Why Nurses Should Wear Compression Socks

Published: August 28, 2019

Nurses and healthcare professionals are on their feet for extended periods of time, often for 12-hour shifts. What kind of impact does this have on their feet and legs?

When one awakens in the morning, his or her feet are the smallest they will be all day. As soon as they get on their feet, swelling naturally occurs as it is a long way for blood to flow through the body and back up to the heart. As one gets older, this becomes more prevalent. In some instances, shoes feel tighter, legs feel heavy or tired, and feet can feel achy. If varicose veins are present, symptoms may be more apparent. They will likely worsen with prolonged standing through the years and, unfortunately, as one gets older.

There are a lot of new nurses and healthcare professionals entering the work force this summer. Why is it important to start wearing compression socks at the beginning of their career?

As mentioned above, prolonged periods of standing can cause swelling, varicose veins, fatigue and discomfort. All of this can lead to discomfort and decreased levels of mental alertness. To prevent this, especially later development of varicose veins, start early with compression socks.

How do compression socks work to reduce fatigue and minimize swelling?

Compression socks are made of elastic fibers that are strongest at the feet and ankles, and gradually upward toward the knee. Swelling occurs via blood (in vessels) and/or lymphatic fluid (fluid between cells). Compression socks counteract the effect of lymphatic fluid blood and blood pooling in the lower extremities. The compression socks work in conjunction with foot and leg muscles to push and squeeze lymphatic fluid up the lymphatic system and directs blood up the veins back to the heart and lungs.

There are varying levels of compression socks, ranging from mild to extra firm. At Sockwell, we focus on moderate (15-20mmHg) and firm (20-30mm Hg). How do you recommend nurses find what compression level is right for them?
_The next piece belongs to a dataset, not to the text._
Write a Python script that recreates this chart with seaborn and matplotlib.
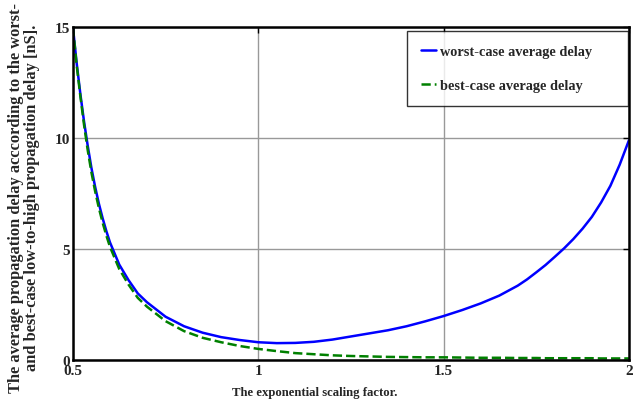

The vast majority of young nurses will need light-to-moderate compression (15-20 mmHg). This level of compression is beneficial for nurses who stand all day, travel on long-haul flights, or generally experience mild swelling.

Those with moderate swelling or varicose veins may want to choose a firmer compression (20-30 mm Hg). The next step up, 30-40 mmHg is typically reserved for more severe cases of varicose veins, post stripping and moderate swelling, due to venous stasis or lymphedema.

What else can nurses do to take care of their feet and legs?

Aside from compression socks, it’s important to support your feet and legs with appropriate shoes. Simple wearing compression socks and the right shoes can help solve a lot the discomfort that comes from foot and leg aches. For nurses, we recommend running shoes. Get fitted at your local shoe store to find a quality, appropriate pair best suited for you.

Dr. Richard Alvarez

Grew up in Knoxville, TN. He has served the Chattanooga community since 1987 as an orthopedic foot and ankle specialist. Over the past 25 years, he has built a local and national reputation for being a leader in the field of foot and ankle surgery. He is currently serving as the Professor and Chairman of the Department of Orthopedic Surgery for the University of Tennessee College of Medicine in Chattanooga. Dr. Alvarez continues to take an active role in foot and ankle research and has contributed to over 10 book chapters and more than 30 publications of foot and ankle literature. He strongly believes evidence-based research aids practitioners in making good decisions in the management of various foot and ankle injuries and diseases. Dr. Alvarez has served as the president of the Orthopedic Foot Club and has served as a faculty member and instructor for numerous national meetings throughout his career. He has also served as a foot and ankle consultant for the San Francisco 49’ers, the New Orleans Saints, and the U.S. Winter Olympic Team.